■ **Objective**
Below is a listing to transcribe in full and exactly; keep the pictures out.

— Start Data for this exercise —

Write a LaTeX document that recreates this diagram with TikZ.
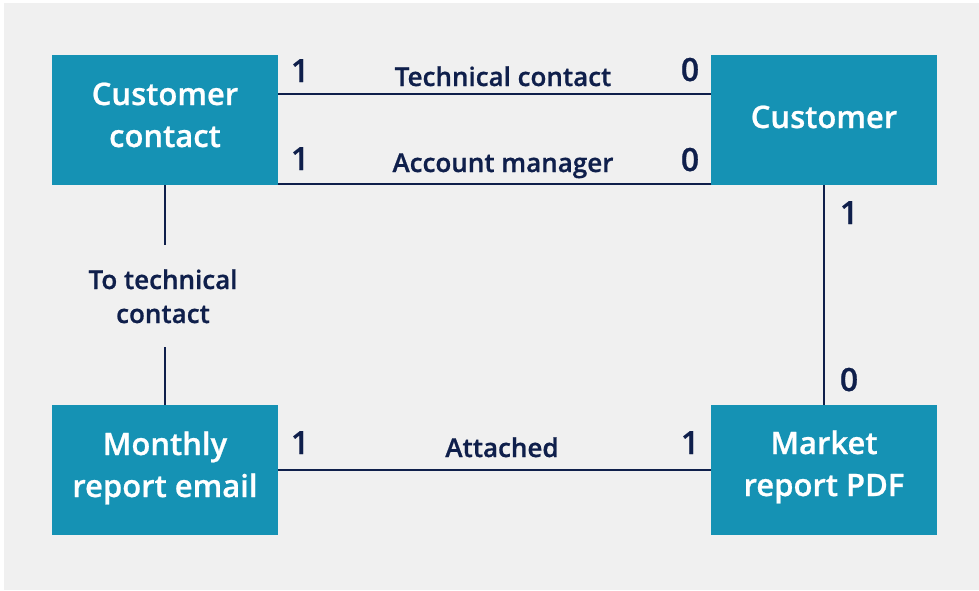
\documentclass[tikz,border=0pt]{standalone}
\usepackage{fontspec}
\IfFontExistsTF{Open Sans Semibold}{%
  \setmainfont{Open Sans Semibold}[RawFeature={embolden=0.7}]\newcommand\wtsel{}\newcommand\szadj{1}}{%
  \setmainfont{Open Sans}\newcommand\wtsel{\bfseries}\newcommand\szadj{0}}
\definecolor{bgc}{HTML}{F0F0F0}
\definecolor{boxc}{HTML}{1592B4}
\definecolor{navy}{HTML}{0F1F4B}
\begin{document}
\begin{tikzpicture}[x=1pt,y=-1pt,
  entity/.style={fill=boxc,draw=none,minimum width=226pt,minimum height=130pt,inner sep=0pt},
  etext/.style={text=white,inner sep=0pt,align=center,anchor=base,
    font=\wtsel\fontsize{\the\numexpr30+\szadj\relax}{42}\selectfont},
  rel/.style={draw=navy,line width=2pt},
  card/.style={text=navy,inner sep=0pt,anchor=base,font=\wtsel\fontsize{32}{32}\selectfont},
  lab/.style={text=navy,inner sep=0pt,align=center,anchor=base,
    font=\wtsel\fontsize{\the\numexpr25+\szadj\relax}{34}\selectfont}]
\useasboundingbox (0,0) rectangle (979,590);
\fill[white] (0,0) rectangle (979,590);
\fill[bgc] (4,3) rectangle (979,590);
% entities
\node[entity] (cc) at (165,120) {};
\node[entity] (cu) at (824,120) {};
\node[entity] (mr) at (165,470) {};
\node[entity] (mp) at (824,470) {};
\node[etext] (cct) at (165,147) {Customer\\contact};
\node[etext] (cut) at (824,128) {Customer};
\node[etext] (mrt) at (165,497) {Monthly\\report email};
\node[etext] (mpt) at (824,496) {Market\\report PDF};
% top relations
\coordinate (t1) at (278,94);
\coordinate (t2) at (711,94);
\coordinate (a1) at (278,184);
\coordinate (a2) at (711,184);
\draw[rel] (cc.east |- t1) -- (cu.west |- t2);
\draw[rel] (cc.east |- a1) -- (cu.west |- a2);
\node[lab] (ltc) at (503,86) {Technical contact};
\node[lab] (lam) at (503,172) {Account manager};
\node[card] (c1) at (300,82) {1};
\node[card] (c2) at (690,81) {0};
\node[card] (c3) at (300,170) {1};
\node[card] (c4) at (690,171) {0};
% attached
\draw[rel] (mr.east) -- (mp.west);
\node[lab] (lat) at (502,457) {Attached};
\node[card] (c5) at (300,454) {1};
\node[card] (c6) at (690,454) {1};
% left vertical
\coordinate (v1) at (165,245);
\coordinate (v2) at (165,347);
\node[lab] (ltt) at (163,323) {To technical\\contact};
\draw[rel] (cc.south) -- (cc.south |- v1);
\draw[rel] (mr.north |- v2) -- (mr.north);
% right vertical
\draw[rel] (cu.south) -- (mp.north);
\node[card] (c7) at (849,224) {1};
\node[card] (c8) at (849,391) {0};
\end{tikzpicture}
\end{document}
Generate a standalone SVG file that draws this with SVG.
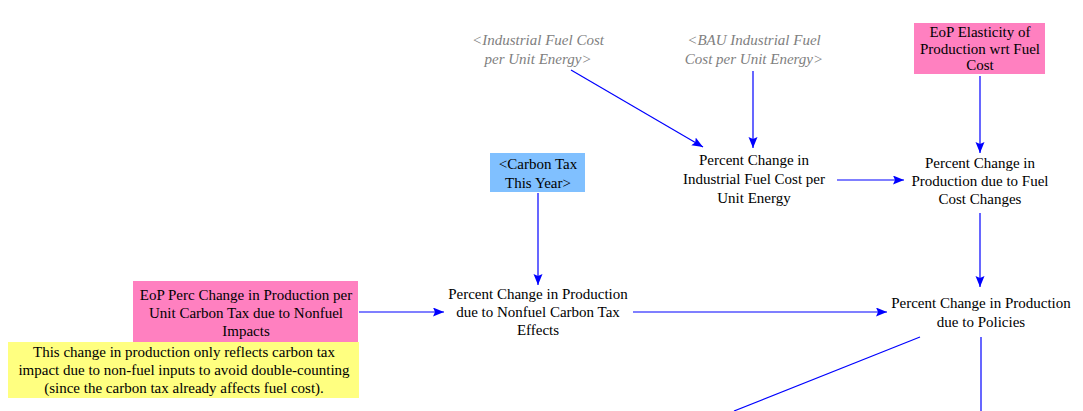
<svg xmlns="http://www.w3.org/2000/svg" width="1083" height="411" viewBox="0 0 1083 411">
<style>
text{font-family:'Liberation Serif','Times New Roman',Times,'DejaVu Serif',serif;font-size:15px;fill:#000;text-anchor:middle}
text.shadow{fill:#808080;font-style:italic}
.conn line{stroke:#0000FF;stroke-width:1.2;fill:none}
</style>
<defs>
<marker id="ah" markerUnits="userSpaceOnUse" markerWidth="12" markerHeight="10" refX="11" refY="4.5" orient="auto">
<path d="M0,0 L11,4.5 L0,9 L2,4.5 z" fill="#0000FF"/>
</marker>
</defs>
<rect width="1083" height="411" fill="#fff"/>

<g id="industrial-fuel-cost">
<text class="shadow" x="538" y="45">&lt;Industrial Fuel Cost</text>
<text class="shadow" x="538" y="64">per Unit Energy&gt;</text>
</g>
<g id="bau-industrial-fuel-cost">
<text class="shadow" x="754" y="45">&lt;BAU Industrial Fuel</text>
<text class="shadow" x="754" y="64">Cost per Unit Energy&gt;</text>
</g>
<g id="eop-elasticity">
<rect x="914" y="23" width="131" height="51" fill="#FF80C0"/>
<text x="980" y="37">EoP Elasticity of</text>
<text x="980" y="54">Production wrt Fuel</text>
<text x="980" y="70">Cost</text>
</g>
<g id="pct-change-fuel-cost">
<text x="754" y="165">Percent Change in</text>
<text x="754" y="184">Industrial Fuel Cost per</text>
<text x="754" y="203">Unit Energy</text>
</g>
<g id="pct-change-prod-fuel">
<text x="980" y="168">Percent Change in</text>
<text x="980" y="186">Production due to Fuel</text>
<text x="980" y="204">Cost Changes</text>
</g>
<g id="carbon-tax">
<rect x="490" y="153" width="95" height="39" fill="#80C0FF"/>
<text x="538" y="169">&lt;Carbon Tax</text>
<text x="538" y="188">This Year&gt;</text>
</g>
<g id="pct-change-prod-nonfuel">
<text x="538" y="299">Percent Change in Production</text>
<text x="538" y="317">due to Nonfuel Carbon Tax</text>
<text x="538" y="335">Effects</text>
</g>
<g id="eop-perc-change">
<rect x="133" y="281" width="225" height="61" fill="#FF80C0"/>
<text x="246" y="300">EoP Perc Change in Production per</text>
<text x="246" y="318">Unit Carbon Tax due to Nonfuel</text>
<text x="246" y="336">Impacts</text>
</g>
<g id="note">
<rect x="8" y="342" width="351" height="56" fill="#FFFF80"/>
<text x="184" y="357">This change in production only reflects carbon tax</text>
<text x="184" y="375">impact due to non-fuel inputs to avoid double-counting</text>
<text x="184" y="393">(since the carbon tax already affects fuel cost).</text>
</g>
<g id="pct-change-prod-policies">
<text x="981" y="308">Percent Change in Production</text>
<text x="981" y="327">due to Policies</text>
</g>

<g id="connectors" class="conn">
<line x1="571" y1="70" x2="703" y2="147" marker-end="url(#ah)"/>
<line x1="753" y1="71" x2="753" y2="148" marker-end="url(#ah)"/>
<line x1="980" y1="76" x2="980" y2="153" marker-end="url(#ah)"/>
<line x1="837" y1="180" x2="904" y2="180" marker-end="url(#ah)"/>
<line x1="980" y1="213" x2="980" y2="287" marker-end="url(#ah)"/>
<line x1="538" y1="193" x2="538" y2="285" marker-end="url(#ah)"/>
<line x1="359" y1="312" x2="444" y2="312" marker-end="url(#ah)"/>
<line x1="633" y1="312" x2="887" y2="312" marker-end="url(#ah)"/>
<line x1="920" y1="337" x2="734" y2="411"/>
<line x1="981" y1="337" x2="981" y2="411"/>
</g>
</svg>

— End Data for this exercise —

■ **The output**
Write a LaTeX document that recreates this diagram with TikZ.
\documentclass[tikz,border=0pt]{standalone}
\usepackage{fontspec}
\IfFontExistsTF{Open Sans Semibold}{%
  \setmainfont{Open Sans Semibold}[RawFeature={embolden=0.7}]\newcommand\wtsel{}\newcommand\szadj{1}}{%
  \setmainfont{Open Sans}\newcommand\wtsel{\bfseries}\newcommand\szadj{0}}
\definecolor{bgc}{HTML}{F0F0F0}
\definecolor{boxc}{HTML}{1592B4}
\definecolor{navy}{HTML}{0F1F4B}
\begin{document}
\begin{tikzpicture}[x=1pt,y=-1pt,
  entity/.style={fill=boxc,draw=none,minimum width=226pt,minimum height=130pt,inner sep=0pt},
  etext/.style={text=white,inner sep=0pt,align=center,anchor=base,
    font=\wtsel\fontsize{\the\numexpr30+\szadj\relax}{42}\selectfont},
  rel/.style={draw=navy,line width=2pt},
  card/.style={text=navy,inner sep=0pt,anchor=base,font=\wtsel\fontsize{32}{32}\selectfont},
  lab/.style={text=navy,inner sep=0pt,align=center,anchor=base,
    font=\wtsel\fontsize{\the\numexpr25+\szadj\relax}{34}\selectfont}]
\useasboundingbox (0,0) rectangle (979,590);
\fill[white] (0,0) rectangle (979,590);
\fill[bgc] (4,3) rectangle (979,590);
% entities
\node[entity] (cc) at (165,120) {};
\node[entity] (cu) at (824,120) {};
\node[entity] (mr) at (165,470) {};
\node[entity] (mp) at (824,470) {};
\node[etext] (cct) at (165,147) {Customer\\contact};
\node[etext] (cut) at (824,128) {Customer};
\node[etext] (mrt) at (165,497) {Monthly\\report email};
\node[etext] (mpt) at (824,496) {Market\\report PDF};
% top relations
\coordinate (t1) at (278,94);
\coordinate (t2) at (711,94);
\coordinate (a1) at (278,184);
\coordinate (a2) at (711,184);
\draw[rel] (cc.east |- t1) -- (cu.west |- t2);
\draw[rel] (cc.east |- a1) -- (cu.west |- a2);
\node[lab] (ltc) at (503,86) {Technical contact};
\node[lab] (lam) at (503,172) {Account manager};
\node[card] (c1) at (300,82) {1};
\node[card] (c2) at (690,81) {0};
\node[card] (c3) at (300,170) {1};
\node[card] (c4) at (690,171) {0};
% attached
\draw[rel] (mr.east) -- (mp.west);
\node[lab] (lat) at (502,457) {Attached};
\node[card] (c5) at (300,454) {1};
\node[card] (c6) at (690,454) {1};
% left vertical
\coordinate (v1) at (165,245);
\coordinate (v2) at (165,347);
\node[lab] (ltt) at (163,323) {To technical\\contact};
\draw[rel] (cc.south) -- (cc.south |- v1);
\draw[rel] (mr.north |- v2) -- (mr.north);
% right vertical
\draw[rel] (cu.south) -- (mp.north);
\node[card] (c7) at (849,224) {1};
\node[card] (c8) at (849,391) {0};
\end{tikzpicture}
\end{document}
Generate a standalone SVG file that draws this with SVG.
<svg xmlns="http://www.w3.org/2000/svg" width="1083" height="411" viewBox="0 0 1083 411">
<style>
text{font-family:'Liberation Serif','Times New Roman',Times,'DejaVu Serif',serif;font-size:15px;fill:#000;text-anchor:middle}
text.shadow{fill:#808080;font-style:italic}
.conn line{stroke:#0000FF;stroke-width:1.2;fill:none}
</style>
<defs>
<marker id="ah" markerUnits="userSpaceOnUse" markerWidth="12" markerHeight="10" refX="11" refY="4.5" orient="auto">
<path d="M0,0 L11,4.5 L0,9 L2,4.5 z" fill="#0000FF"/>
</marker>
</defs>
<rect width="1083" height="411" fill="#fff"/>

<g id="industrial-fuel-cost">
<text class="shadow" x="538" y="45">&lt;Industrial Fuel Cost</text>
<text class="shadow" x="538" y="64">per Unit Energy&gt;</text>
</g>
<g id="bau-industrial-fuel-cost">
<text class="shadow" x="754" y="45">&lt;BAU Industrial Fuel</text>
<text class="shadow" x="754" y="64">Cost per Unit Energy&gt;</text>
</g>
<g id="eop-elasticity">
<rect x="914" y="23" width="131" height="51" fill="#FF80C0"/>
<text x="980" y="37">EoP Elasticity of</text>
<text x="980" y="54">Production wrt Fuel</text>
<text x="980" y="70">Cost</text>
</g>
<g id="pct-change-fuel-cost">
<text x="754" y="165">Percent Change in</text>
<text x="754" y="184">Industrial Fuel Cost per</text>
<text x="754" y="203">Unit Energy</text>
</g>
<g id="pct-change-prod-fuel">
<text x="980" y="168">Percent Change in</text>
<text x="980" y="186">Production due to Fuel</text>
<text x="980" y="204">Cost Changes</text>
</g>
<g id="carbon-tax">
<rect x="490" y="153" width="95" height="39" fill="#80C0FF"/>
<text x="538" y="169">&lt;Carbon Tax</text>
<text x="538" y="188">This Year&gt;</text>
</g>
<g id="pct-change-prod-nonfuel">
<text x="538" y="299">Percent Change in Production</text>
<text x="538" y="317">due to Nonfuel Carbon Tax</text>
<text x="538" y="335">Effects</text>
</g>
<g id="eop-perc-change">
<rect x="133" y="281" width="225" height="61" fill="#FF80C0"/>
<text x="246" y="300">EoP Perc Change in Production per</text>
<text x="246" y="318">Unit Carbon Tax due to Nonfuel</text>
<text x="246" y="336">Impacts</text>
</g>
<g id="note">
<rect x="8" y="342" width="351" height="56" fill="#FFFF80"/>
<text x="184" y="357">This change in production only reflects carbon tax</text>
<text x="184" y="375">impact due to non-fuel inputs to avoid double-counting</text>
<text x="184" y="393">(since the carbon tax already affects fuel cost).</text>
</g>
<g id="pct-change-prod-policies">
<text x="981" y="308">Percent Change in Production</text>
<text x="981" y="327">due to Policies</text>
</g>

<g id="connectors" class="conn">
<line x1="571" y1="70" x2="703" y2="147" marker-end="url(#ah)"/>
<line x1="753" y1="71" x2="753" y2="148" marker-end="url(#ah)"/>
<line x1="980" y1="76" x2="980" y2="153" marker-end="url(#ah)"/>
<line x1="837" y1="180" x2="904" y2="180" marker-end="url(#ah)"/>
<line x1="980" y1="213" x2="980" y2="287" marker-end="url(#ah)"/>
<line x1="538" y1="193" x2="538" y2="285" marker-end="url(#ah)"/>
<line x1="359" y1="312" x2="444" y2="312" marker-end="url(#ah)"/>
<line x1="633" y1="312" x2="887" y2="312" marker-end="url(#ah)"/>
<line x1="920" y1="337" x2="734" y2="411"/>
<line x1="981" y1="337" x2="981" y2="411"/>
</g>
</svg>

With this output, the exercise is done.